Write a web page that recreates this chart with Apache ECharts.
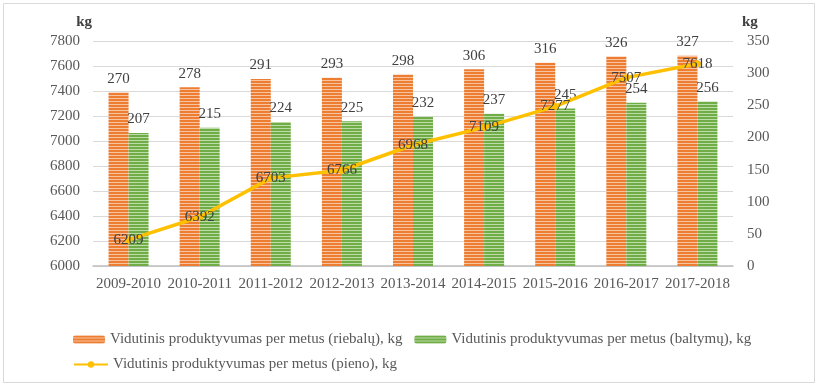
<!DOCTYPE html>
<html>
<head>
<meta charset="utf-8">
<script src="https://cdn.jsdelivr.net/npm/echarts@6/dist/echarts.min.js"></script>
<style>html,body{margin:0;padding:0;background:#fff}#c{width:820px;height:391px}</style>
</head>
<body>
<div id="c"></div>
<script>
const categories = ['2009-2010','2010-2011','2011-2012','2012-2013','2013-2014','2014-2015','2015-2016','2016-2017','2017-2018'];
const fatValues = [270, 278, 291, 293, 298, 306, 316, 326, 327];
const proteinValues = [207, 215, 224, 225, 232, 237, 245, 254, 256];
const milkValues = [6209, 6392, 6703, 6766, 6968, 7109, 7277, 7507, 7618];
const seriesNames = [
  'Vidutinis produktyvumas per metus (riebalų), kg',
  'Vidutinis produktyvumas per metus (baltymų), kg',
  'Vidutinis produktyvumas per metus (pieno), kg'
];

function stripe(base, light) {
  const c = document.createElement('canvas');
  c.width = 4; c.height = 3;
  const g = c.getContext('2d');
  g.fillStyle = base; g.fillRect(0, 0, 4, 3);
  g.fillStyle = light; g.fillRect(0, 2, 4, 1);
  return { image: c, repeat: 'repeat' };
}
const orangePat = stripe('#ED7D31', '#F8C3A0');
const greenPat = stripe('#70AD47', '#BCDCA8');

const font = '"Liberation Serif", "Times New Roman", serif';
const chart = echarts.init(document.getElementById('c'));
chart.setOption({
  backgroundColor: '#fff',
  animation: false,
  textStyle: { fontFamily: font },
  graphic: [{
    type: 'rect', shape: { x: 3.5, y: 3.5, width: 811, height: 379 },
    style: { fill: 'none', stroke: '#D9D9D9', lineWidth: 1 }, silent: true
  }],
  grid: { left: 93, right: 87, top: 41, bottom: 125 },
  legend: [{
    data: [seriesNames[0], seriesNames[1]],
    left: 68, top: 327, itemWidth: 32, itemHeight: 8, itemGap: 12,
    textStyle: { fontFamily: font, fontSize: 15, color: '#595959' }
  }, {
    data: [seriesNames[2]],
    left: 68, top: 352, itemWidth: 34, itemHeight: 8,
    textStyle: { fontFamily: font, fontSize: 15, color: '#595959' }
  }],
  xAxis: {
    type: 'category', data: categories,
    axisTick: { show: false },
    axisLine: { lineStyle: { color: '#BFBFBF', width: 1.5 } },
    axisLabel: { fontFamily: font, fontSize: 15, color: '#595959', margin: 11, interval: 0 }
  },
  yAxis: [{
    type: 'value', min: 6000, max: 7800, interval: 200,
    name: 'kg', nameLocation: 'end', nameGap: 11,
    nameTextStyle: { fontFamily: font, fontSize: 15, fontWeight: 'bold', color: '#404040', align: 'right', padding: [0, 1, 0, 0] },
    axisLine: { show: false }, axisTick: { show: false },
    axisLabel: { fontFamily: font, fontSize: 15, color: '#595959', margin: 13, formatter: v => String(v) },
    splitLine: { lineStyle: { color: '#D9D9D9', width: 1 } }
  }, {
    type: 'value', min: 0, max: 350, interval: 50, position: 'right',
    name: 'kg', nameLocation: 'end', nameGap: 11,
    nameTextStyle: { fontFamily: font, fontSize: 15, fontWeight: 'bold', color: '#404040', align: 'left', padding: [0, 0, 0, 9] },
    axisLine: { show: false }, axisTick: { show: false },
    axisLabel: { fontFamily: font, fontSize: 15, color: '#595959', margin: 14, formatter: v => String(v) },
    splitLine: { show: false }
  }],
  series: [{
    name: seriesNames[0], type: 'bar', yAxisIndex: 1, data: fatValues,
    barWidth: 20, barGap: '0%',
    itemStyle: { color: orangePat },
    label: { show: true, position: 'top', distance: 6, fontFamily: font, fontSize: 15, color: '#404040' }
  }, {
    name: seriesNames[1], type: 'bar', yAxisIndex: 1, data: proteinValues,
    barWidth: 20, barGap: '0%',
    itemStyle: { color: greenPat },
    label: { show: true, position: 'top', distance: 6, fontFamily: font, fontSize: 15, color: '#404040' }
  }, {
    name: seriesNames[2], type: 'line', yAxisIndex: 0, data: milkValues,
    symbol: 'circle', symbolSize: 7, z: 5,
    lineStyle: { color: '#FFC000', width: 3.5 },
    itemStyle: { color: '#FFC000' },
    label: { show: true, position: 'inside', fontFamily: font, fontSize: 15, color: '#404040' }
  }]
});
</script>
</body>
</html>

**********

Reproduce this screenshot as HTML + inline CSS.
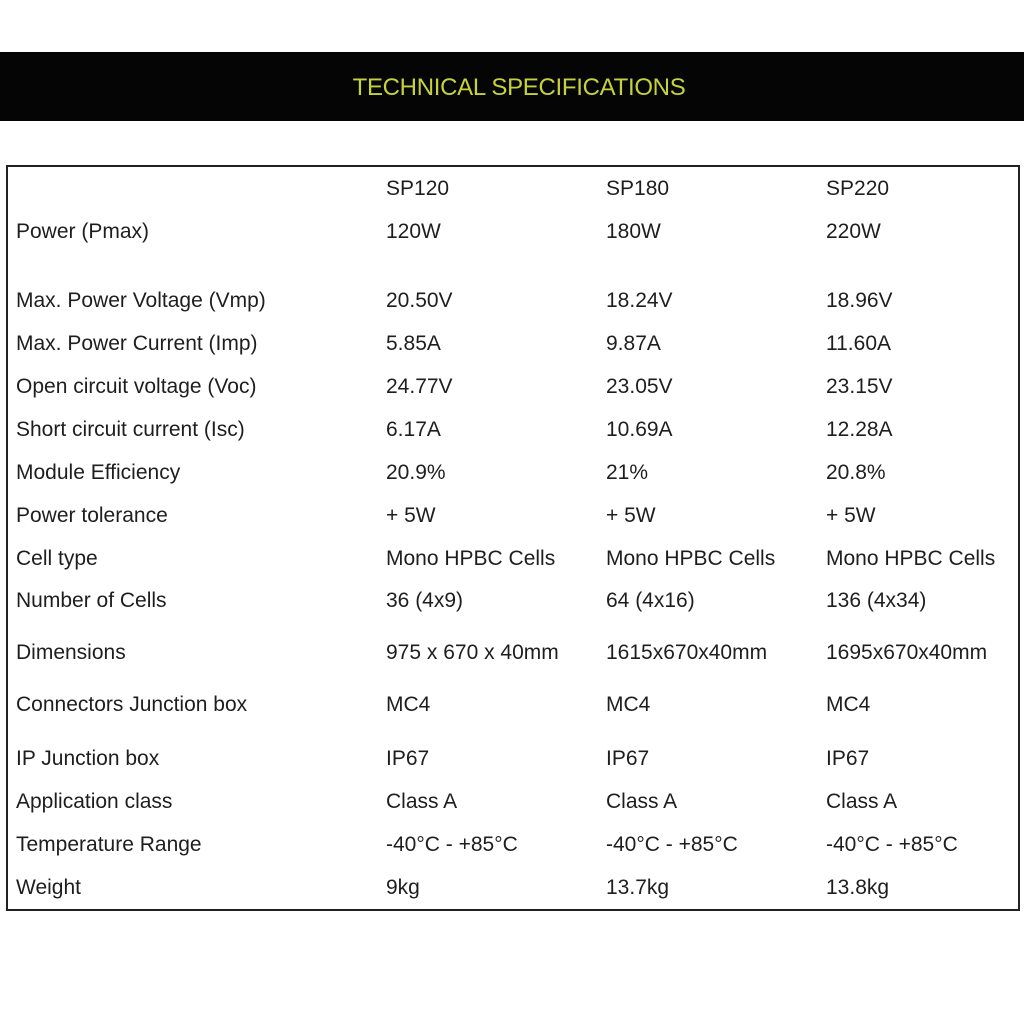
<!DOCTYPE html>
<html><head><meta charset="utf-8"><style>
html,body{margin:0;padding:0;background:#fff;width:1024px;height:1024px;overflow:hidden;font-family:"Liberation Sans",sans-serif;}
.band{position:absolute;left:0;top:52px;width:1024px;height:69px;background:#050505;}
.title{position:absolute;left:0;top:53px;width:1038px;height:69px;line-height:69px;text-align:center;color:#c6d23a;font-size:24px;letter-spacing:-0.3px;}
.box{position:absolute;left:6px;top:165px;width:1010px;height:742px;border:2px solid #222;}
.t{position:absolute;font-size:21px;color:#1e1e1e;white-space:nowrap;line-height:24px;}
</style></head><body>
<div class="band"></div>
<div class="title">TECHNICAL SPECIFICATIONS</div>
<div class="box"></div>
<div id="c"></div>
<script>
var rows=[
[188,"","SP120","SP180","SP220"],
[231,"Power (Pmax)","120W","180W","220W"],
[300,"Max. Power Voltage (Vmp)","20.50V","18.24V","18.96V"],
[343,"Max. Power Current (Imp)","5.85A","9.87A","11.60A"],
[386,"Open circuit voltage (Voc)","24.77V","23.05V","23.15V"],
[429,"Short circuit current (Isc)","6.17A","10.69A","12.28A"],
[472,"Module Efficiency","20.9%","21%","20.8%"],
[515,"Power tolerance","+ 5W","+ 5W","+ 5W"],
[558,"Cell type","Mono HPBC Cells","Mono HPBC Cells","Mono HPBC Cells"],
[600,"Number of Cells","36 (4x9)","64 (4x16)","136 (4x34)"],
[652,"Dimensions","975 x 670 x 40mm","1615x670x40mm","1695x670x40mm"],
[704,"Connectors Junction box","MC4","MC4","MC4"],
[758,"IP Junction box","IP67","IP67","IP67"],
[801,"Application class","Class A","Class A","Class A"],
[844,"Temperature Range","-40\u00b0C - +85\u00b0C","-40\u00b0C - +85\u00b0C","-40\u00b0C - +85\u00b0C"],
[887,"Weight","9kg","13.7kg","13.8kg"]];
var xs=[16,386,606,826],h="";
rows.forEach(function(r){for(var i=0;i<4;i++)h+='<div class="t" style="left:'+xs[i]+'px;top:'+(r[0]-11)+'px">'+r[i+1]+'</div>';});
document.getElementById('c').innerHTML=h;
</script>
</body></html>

**********

WHAT YOU ARE ASKED TO DO:
All lines above starting at the one with "Write a web" and ending at the one with "const greenPat = stripe('#70AD47', '#BCDCA8');", inclusive, are to be printed again exactly, with the pictures left out.

TASK ANSWER:
Write a web page that recreates this chart with Apache ECharts.
<!DOCTYPE html>
<html>
<head>
<meta charset="utf-8">
<script src="https://cdn.jsdelivr.net/npm/echarts@6/dist/echarts.min.js"></script>
<style>html,body{margin:0;padding:0;background:#fff}#c{width:820px;height:391px}</style>
</head>
<body>
<div id="c"></div>
<script>
const categories = ['2009-2010','2010-2011','2011-2012','2012-2013','2013-2014','2014-2015','2015-2016','2016-2017','2017-2018'];
const fatValues = [270, 278, 291, 293, 298, 306, 316, 326, 327];
const proteinValues = [207, 215, 224, 225, 232, 237, 245, 254, 256];
const milkValues = [6209, 6392, 6703, 6766, 6968, 7109, 7277, 7507, 7618];
const seriesNames = [
  'Vidutinis produktyvumas per metus (riebalų), kg',
  'Vidutinis produktyvumas per metus (baltymų), kg',
  'Vidutinis produktyvumas per metus (pieno), kg'
];

function stripe(base, light) {
  const c = document.createElement('canvas');
  c.width = 4; c.height = 3;
  const g = c.getContext('2d');
  g.fillStyle = base; g.fillRect(0, 0, 4, 3);
  g.fillStyle = light; g.fillRect(0, 2, 4, 1);
  return { image: c, repeat: 'repeat' };
}
const orangePat = stripe('#ED7D31', '#F8C3A0');
const greenPat = stripe('#70AD47', '#BCDCA8');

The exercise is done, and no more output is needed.